--- Your goal ---
Below are entries. Copy exactly the lines running from the line that holds "Give me the" to the line that holds "const DEPTHS = [0, 10, 20, 30, 40, 45];", with both ends included.
+++ Input data
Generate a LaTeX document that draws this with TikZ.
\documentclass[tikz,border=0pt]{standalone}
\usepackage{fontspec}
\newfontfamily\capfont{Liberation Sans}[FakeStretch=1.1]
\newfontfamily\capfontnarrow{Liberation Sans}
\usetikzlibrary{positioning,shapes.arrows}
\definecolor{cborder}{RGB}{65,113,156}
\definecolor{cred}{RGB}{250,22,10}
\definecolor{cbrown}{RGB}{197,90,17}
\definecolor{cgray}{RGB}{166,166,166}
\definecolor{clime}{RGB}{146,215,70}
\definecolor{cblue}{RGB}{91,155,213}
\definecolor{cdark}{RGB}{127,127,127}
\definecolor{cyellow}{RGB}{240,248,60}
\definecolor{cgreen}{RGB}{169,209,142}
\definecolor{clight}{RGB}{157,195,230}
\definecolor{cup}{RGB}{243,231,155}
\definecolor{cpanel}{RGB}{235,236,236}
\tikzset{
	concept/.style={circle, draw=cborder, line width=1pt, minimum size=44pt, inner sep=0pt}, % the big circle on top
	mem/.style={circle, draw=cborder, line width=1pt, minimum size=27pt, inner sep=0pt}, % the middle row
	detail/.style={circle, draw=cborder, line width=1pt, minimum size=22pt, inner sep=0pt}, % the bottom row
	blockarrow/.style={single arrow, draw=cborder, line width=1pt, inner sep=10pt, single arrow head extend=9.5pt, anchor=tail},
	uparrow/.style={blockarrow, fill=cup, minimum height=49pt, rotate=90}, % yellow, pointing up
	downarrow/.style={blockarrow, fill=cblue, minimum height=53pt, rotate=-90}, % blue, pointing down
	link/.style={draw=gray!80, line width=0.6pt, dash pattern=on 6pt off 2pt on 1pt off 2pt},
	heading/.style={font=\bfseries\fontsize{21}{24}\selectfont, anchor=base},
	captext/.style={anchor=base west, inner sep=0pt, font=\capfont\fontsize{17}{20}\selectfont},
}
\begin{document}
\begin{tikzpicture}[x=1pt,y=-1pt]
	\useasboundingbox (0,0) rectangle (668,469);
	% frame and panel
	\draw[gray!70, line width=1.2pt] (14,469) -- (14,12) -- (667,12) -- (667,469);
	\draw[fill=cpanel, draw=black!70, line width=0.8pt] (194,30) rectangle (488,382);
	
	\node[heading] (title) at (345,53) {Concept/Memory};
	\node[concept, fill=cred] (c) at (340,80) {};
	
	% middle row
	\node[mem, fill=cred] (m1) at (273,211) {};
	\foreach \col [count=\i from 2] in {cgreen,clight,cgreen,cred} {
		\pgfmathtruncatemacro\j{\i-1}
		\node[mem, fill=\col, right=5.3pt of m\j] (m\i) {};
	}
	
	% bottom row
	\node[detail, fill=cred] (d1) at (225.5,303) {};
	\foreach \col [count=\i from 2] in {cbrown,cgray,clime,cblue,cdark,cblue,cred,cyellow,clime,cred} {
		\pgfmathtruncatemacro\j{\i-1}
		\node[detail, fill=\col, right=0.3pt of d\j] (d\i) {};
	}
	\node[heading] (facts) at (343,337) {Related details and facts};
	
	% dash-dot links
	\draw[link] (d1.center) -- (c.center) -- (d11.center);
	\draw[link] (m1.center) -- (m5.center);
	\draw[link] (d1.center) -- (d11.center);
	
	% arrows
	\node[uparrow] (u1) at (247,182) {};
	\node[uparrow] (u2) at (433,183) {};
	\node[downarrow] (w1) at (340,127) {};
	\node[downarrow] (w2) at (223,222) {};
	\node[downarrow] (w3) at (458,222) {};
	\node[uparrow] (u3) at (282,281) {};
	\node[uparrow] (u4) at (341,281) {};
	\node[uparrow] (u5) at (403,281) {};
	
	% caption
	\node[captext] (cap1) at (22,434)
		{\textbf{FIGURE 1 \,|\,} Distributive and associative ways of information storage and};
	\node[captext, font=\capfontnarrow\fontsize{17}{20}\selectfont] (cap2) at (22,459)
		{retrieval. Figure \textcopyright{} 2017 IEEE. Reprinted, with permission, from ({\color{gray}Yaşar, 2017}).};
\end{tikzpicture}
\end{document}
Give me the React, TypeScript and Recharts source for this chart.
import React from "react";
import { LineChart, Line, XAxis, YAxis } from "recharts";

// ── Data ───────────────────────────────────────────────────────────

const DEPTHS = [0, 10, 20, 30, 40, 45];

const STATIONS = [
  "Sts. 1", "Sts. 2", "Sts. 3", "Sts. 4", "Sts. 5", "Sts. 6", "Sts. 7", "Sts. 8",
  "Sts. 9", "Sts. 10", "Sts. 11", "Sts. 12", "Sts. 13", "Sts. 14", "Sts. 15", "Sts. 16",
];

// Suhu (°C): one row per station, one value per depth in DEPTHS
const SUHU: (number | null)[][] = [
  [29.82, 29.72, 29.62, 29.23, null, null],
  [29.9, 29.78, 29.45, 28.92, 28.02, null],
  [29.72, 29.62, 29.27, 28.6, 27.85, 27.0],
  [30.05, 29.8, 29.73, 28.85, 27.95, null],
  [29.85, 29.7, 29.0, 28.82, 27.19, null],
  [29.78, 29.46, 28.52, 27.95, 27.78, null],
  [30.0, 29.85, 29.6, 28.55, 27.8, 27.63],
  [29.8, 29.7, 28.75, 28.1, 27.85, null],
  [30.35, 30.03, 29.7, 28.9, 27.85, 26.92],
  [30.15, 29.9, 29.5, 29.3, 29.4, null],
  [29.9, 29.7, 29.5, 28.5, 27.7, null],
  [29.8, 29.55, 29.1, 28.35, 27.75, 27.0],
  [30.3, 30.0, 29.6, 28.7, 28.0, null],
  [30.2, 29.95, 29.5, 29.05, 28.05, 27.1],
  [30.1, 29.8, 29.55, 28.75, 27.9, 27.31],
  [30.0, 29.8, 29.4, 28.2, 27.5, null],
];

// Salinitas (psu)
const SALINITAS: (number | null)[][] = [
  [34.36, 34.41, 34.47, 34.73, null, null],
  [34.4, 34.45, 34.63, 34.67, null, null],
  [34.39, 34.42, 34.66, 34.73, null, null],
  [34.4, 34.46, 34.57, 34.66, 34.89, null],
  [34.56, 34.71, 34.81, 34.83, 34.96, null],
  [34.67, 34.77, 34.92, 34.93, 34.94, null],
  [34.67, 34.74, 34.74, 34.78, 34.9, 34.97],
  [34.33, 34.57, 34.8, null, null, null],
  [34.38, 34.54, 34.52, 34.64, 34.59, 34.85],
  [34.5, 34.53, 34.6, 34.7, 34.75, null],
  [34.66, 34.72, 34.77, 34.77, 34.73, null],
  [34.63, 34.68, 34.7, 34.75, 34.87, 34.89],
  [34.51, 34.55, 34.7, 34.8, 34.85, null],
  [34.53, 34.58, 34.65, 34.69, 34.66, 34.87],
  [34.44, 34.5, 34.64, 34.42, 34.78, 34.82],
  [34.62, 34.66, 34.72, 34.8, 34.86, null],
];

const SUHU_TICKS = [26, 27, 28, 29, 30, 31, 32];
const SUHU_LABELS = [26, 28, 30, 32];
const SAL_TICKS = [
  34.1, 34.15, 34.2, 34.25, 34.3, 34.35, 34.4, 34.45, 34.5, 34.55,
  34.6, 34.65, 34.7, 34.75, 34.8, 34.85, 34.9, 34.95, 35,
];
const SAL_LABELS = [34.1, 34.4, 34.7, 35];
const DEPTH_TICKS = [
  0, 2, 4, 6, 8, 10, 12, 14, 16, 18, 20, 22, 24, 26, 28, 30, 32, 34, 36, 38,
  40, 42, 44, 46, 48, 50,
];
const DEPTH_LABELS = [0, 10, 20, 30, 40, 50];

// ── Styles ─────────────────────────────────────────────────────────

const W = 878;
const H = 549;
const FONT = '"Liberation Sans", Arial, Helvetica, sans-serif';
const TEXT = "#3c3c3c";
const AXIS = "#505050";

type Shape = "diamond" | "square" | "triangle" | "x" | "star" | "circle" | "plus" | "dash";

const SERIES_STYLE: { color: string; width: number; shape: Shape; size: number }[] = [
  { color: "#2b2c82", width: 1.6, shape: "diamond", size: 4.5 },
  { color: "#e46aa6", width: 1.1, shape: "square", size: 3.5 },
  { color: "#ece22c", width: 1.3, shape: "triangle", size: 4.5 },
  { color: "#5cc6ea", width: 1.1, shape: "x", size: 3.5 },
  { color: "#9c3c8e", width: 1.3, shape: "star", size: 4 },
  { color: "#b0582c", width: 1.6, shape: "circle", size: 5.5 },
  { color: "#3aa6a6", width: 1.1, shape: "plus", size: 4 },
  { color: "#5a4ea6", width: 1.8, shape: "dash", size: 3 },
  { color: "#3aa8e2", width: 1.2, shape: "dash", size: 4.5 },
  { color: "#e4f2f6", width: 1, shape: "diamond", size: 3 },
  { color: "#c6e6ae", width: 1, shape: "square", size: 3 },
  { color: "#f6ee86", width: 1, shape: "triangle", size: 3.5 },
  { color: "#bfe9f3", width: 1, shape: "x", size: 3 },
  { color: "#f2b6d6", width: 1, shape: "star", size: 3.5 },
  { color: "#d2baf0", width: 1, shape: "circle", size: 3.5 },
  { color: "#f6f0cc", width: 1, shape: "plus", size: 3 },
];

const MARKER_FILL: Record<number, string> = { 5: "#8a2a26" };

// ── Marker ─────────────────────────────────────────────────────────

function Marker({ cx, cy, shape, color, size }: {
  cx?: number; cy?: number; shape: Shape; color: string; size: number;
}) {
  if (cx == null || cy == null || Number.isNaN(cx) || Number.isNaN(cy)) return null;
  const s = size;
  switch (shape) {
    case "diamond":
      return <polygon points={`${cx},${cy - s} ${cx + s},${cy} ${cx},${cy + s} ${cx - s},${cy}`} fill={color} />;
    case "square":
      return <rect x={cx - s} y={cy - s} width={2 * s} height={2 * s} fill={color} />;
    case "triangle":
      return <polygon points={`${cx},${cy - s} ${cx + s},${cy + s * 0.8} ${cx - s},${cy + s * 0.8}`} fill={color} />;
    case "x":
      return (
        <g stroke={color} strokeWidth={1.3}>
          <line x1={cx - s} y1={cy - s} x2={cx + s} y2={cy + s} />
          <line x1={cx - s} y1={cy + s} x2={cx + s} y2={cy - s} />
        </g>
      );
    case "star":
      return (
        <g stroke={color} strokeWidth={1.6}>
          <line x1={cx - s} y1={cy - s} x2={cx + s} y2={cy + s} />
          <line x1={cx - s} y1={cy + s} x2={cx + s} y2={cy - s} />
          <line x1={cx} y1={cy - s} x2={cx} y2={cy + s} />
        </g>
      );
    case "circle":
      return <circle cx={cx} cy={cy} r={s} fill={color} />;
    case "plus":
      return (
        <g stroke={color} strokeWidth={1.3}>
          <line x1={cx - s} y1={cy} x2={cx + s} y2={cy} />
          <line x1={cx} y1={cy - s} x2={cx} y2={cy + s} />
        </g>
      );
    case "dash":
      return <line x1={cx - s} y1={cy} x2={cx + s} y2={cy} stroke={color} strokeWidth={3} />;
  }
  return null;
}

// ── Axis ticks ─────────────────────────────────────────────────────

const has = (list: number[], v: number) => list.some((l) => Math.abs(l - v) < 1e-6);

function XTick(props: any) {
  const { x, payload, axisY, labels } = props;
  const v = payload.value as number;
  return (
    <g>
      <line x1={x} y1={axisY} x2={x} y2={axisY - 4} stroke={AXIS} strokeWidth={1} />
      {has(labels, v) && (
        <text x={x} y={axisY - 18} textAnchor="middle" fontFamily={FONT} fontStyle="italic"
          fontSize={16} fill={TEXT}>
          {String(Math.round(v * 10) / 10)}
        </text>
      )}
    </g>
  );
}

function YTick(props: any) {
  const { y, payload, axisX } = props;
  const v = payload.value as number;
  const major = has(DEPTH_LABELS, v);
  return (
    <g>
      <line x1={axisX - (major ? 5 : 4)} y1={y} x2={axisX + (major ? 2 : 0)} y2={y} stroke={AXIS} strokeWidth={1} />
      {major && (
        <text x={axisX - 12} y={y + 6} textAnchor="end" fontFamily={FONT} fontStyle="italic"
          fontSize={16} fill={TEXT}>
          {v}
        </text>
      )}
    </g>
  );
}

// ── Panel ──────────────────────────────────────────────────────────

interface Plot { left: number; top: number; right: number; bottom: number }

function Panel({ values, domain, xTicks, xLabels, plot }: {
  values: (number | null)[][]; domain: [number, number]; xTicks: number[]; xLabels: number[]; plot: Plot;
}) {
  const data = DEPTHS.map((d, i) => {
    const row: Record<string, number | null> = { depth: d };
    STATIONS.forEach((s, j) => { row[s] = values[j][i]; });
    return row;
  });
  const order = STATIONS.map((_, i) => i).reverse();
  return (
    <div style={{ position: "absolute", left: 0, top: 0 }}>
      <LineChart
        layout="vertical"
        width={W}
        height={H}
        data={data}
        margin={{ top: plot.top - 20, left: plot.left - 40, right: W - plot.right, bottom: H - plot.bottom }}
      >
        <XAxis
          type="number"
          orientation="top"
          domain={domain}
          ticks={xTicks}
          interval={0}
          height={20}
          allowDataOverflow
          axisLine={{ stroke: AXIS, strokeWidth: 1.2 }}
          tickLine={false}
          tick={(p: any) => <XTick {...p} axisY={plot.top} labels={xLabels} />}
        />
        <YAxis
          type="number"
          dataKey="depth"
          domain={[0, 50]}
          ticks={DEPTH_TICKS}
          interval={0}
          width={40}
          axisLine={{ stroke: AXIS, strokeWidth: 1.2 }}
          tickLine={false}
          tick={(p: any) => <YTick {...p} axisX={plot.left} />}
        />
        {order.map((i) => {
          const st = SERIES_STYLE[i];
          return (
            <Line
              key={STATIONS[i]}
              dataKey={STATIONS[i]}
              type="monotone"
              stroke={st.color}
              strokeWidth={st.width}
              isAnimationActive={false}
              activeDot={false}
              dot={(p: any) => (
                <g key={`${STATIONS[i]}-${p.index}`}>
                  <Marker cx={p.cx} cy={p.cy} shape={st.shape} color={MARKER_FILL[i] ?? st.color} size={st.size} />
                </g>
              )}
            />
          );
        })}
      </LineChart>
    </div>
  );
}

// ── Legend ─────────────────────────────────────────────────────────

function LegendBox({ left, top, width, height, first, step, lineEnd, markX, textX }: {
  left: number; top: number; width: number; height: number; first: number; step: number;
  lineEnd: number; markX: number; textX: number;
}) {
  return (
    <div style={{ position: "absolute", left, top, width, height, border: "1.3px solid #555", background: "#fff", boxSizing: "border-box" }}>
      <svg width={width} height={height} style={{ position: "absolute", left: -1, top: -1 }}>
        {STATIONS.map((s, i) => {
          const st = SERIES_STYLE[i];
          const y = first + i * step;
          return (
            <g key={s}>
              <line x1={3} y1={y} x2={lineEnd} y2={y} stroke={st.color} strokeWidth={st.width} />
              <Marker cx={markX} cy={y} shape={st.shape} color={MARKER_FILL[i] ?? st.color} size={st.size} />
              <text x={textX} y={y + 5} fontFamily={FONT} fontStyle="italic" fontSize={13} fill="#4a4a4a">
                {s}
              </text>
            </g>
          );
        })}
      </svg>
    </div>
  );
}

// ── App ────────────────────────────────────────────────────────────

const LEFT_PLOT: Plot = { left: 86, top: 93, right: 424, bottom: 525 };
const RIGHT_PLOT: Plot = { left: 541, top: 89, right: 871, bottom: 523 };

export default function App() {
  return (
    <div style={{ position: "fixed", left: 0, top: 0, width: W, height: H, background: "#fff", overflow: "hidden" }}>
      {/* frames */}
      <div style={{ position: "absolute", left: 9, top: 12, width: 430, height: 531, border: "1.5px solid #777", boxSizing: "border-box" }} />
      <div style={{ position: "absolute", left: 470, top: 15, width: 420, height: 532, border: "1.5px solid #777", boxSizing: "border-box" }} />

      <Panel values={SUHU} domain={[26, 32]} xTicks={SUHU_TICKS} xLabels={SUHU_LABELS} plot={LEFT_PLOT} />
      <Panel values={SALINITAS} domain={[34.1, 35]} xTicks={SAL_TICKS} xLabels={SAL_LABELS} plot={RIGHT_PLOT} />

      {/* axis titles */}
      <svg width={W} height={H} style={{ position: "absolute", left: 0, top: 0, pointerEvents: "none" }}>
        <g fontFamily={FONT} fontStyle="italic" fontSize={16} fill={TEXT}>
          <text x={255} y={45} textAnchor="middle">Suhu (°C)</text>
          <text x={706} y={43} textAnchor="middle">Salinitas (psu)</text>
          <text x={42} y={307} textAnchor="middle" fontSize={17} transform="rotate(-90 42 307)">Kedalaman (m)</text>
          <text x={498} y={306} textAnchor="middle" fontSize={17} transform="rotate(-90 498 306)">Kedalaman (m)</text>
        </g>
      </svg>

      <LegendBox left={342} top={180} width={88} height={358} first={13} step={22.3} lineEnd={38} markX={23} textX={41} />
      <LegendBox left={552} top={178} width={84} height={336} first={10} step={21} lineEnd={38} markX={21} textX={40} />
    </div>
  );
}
++++++
--- Exercise response ---
Give me the React, TypeScript and Recharts source for this chart.
import React from "react";
import { LineChart, Line, XAxis, YAxis } from "recharts";

// ── Data ───────────────────────────────────────────────────────────

const DEPTHS = [0, 10, 20, 30, 40, 45];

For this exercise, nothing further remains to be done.